One thing is for sure; spontaneous exclamations are a colorful aspect of any language and we have lots of them. They used to be words or phrases such as “Golly!” and “Gosh!” and “For heaven’s sake!” Nowadays, they tend to be unprintable. We utter them when we are surprised, angry, sad, happy or otherwise emotional.
Every language has them. Indeed, every country, region and age group has them. By their very nature – spontaneity – they do not come easily to the language learner.
It takes a while before it happens. When I was first learning Spanish, I would often call out “Mamma mia!” or “Porca miseria!” because they were exclamations I used to use in Italian. Now, after many years here, there are still only a few Spanish exclamations that come to me naturally.
One of the most frequent ways of expressing a strong emotion in Spanish is to use qué + noun. This translates into the English use of “What a…”:
¡Qué fastidio! (What a bother!)
¡Qué día! (What a day!)
If you want to dress it up a bit more, you can add más and an adjective:
¡Qué libro más aburrido! (What a boring book!)

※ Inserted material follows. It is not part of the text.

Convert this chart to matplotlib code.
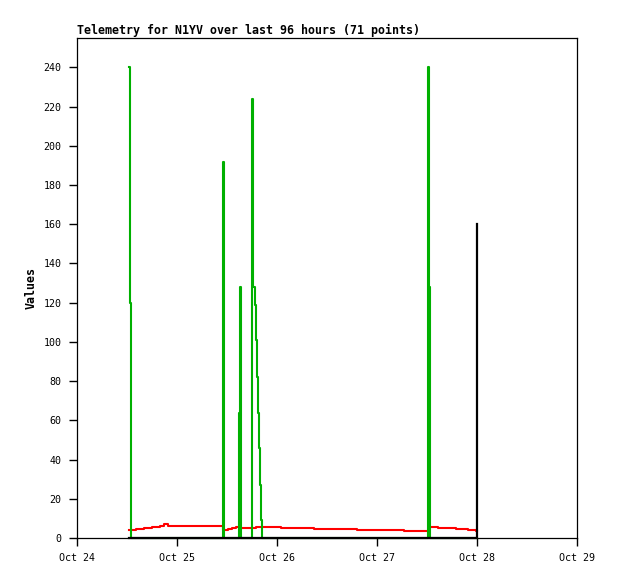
import matplotlib.pyplot as plt

# hours since Oct 24 00:00
hours = [12.5, 12.7, 12.9, 14.2, 16.1, 18.0, 19.9, 20.9, 21.8, 35.0,
         35.2, 36.2, 37.2, 38.2, 38.9, 39.05, 39.3, 42.0, 42.35, 42.6,
         42.85, 43.1, 43.35, 43.6, 43.85, 44.1, 44.35, 49.0, 56.9, 67.2,
         78.5, 84.2, 84.45, 84.65, 86.6, 91.0, 93.8, 95.8, 96.0]
red = [4.1, 4.1, 4.1, 4.4, 5.0, 5.5, 6.0, 7.0, 6.0, 4.1,
       4.1, 4.6, 5.0, 5.4, 5.0, 5.0, 5.0, 5.0, 5.0, 5.0,
       5.8, 5.8, 5.8, 5.8, 5.8, 5.8, 5.8, 5.1, 4.6, 4.1,
       3.6, 3.6, 5.6, 5.6, 5.1, 4.6, 3.9, 3.5, 3.5]
green = [240, 120, 0, 0, 0, 0, 0, 0, 0, 192,
         0, 0, 0, 0, 64, 128, 0, 224, 128, 119,
         101, 82, 64, 46, 27, 9, 0, 0, 0, 0,
         0, 240, 128, 0, 0, 0, 0, 0, 0]
black = [0] * 38 + [160]

day_ticks = [0, 24, 48, 72, 96, 120]
day_labels = ["Oct 24", "Oct 25", "Oct 26", "Oct 27", "Oct 28", "Oct 29"]
y_ticks = list(range(0, 241, 20))

mono = "DejaVu Sans Mono"

fig = plt.figure(figsize=(6.18, 5.79), dpi=100)
ax = fig.add_axes([77 / 618, 1 - 538 / 579, 500 / 618, 500 / 579])

ax.plot(hours, red, color="#ff0000", lw=1.5, drawstyle="steps-post", zorder=2, clip_on=False)
ax.plot(hours, green, color="#00b000", lw=1.5, drawstyle="steps-post", zorder=3, clip_on=False)
ax.plot(hours, black, color="black", lw=1.6, drawstyle="steps-post", zorder=4, clip_on=False)

ax.set_xlim(0, 120)
ax.set_ylim(0, 255)
ax.set_xticks(day_ticks)
ax.set_xticklabels(day_labels, fontfamily=mono, fontsize=7.2)
ax.set_yticks(y_ticks)
ax.set_yticklabels([str(v) for v in y_ticks], fontfamily=mono, fontsize=7.2)
ax.tick_params(direction="out", length=6, width=1, pad=5)
for sp in ax.spines.values():
    sp.set_linewidth(0.9)

ax.set_ylabel("Values", fontfamily=mono, fontweight="bold", fontsize=8.4, labelpad=4)
ax.set_title("Telemetry for N1YV over last 96 hours (71 points)", loc="left",
             fontfamily=mono, fontweight="bold", fontsize=8.4, pad=3)

fig.savefig("out.png", dpi=100)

The expression with qué + noun I hear most often is ¡Qué barbaridad! This can be translated literally as “What a barbarity!” It’s something people say to express a strong dislike of something. Equivalent translations might be “How awful!” or “What a bunch of nonsense!”
Sometimes, instead of qué, vaya + article + noun is used:
¡Vaya el muchacho! (What a boy!)
¡Vaya! is also used as an exclamation all by itself. It is rather like saying, “Well, how about that!” ¡Vamos! on the other hand, is equivalent to “Come on!” Both are forms of ir, to go.
Likewise, the use of qué + adjective translates into our “How…”:
¡Qué lindo! (How nice! or How attractive!)
¡Qué feo! (How awful! or How ugly!)
These expressions, especially the positive ones, are often preceded by an ¡Ay! (writers of Spanish don’t have the hang-up we do about exclamation points):
¡Ay! ¡Qué lindo!
¡Ay! is also what Spanish speakers say instead of “Ouch!” and ¡Aime! is an expression of distress.
Pity for oneself can also be expressed by ¡Pobre de mí! If we want to express pity for someone else, we can say ¡Pobre de ____!, or we can simply say ¡Pobrecito!, ¡Pobrecita!, etc.
Another exclamation or expression often heard is ¡Menos mal! It literally means “less bad,” but it is equivalent to “so much the better.”
A rather curious expression of disgust that I hear a lot is ¡No seas ingrato! It means “Don’t be ungrateful,” but is not directed at anyone in particular. Oh, and if we want to call B.S. on someone: ¡Pura paja! (“pure straw”) or ¡Patrañas!
Often, nonsensical expletives in any language are simply substitutes for stronger words. Thus, in English, we might say “gosh” instead of “God,” or “jiminy” instead of “Jesus.”
Likewise, several Spanish expletives begin with car, which I assume are substitutes for the expletive carajo: ¡Caramba! ¡Caray! ¡Carambolas (“star fruit”)! ¡Caracoles (“snails” or “shells”)!
It is interesting that the use of religious names in simple exclamations is not considered offensive unless they are employed in an angry context. Everyday Spanish speech is filled with such expressions as ¡Jesús!, ¡Dios mío!, ¡Santo Dios! and ¡Madre de Dios!
Finally – there is no way to ignore it – I can’t go without mentioning the exclamation we hear more than any other in Costa Rica: ¡Hijueputa! It comes from the standard Spanish hijo de puta (son of a slut). Sometimes it is shortened to ¡Jueputa! or just plain ¡Puta! Sometimes it is cleaned up a bit with ¡Híjole! or ¡Pucha!
Let’s face it, ladies, no matter how you cut it, it’s the same ol’ same ol’. The best way to express anger or to hurl an insult in just about any language is to demean woman.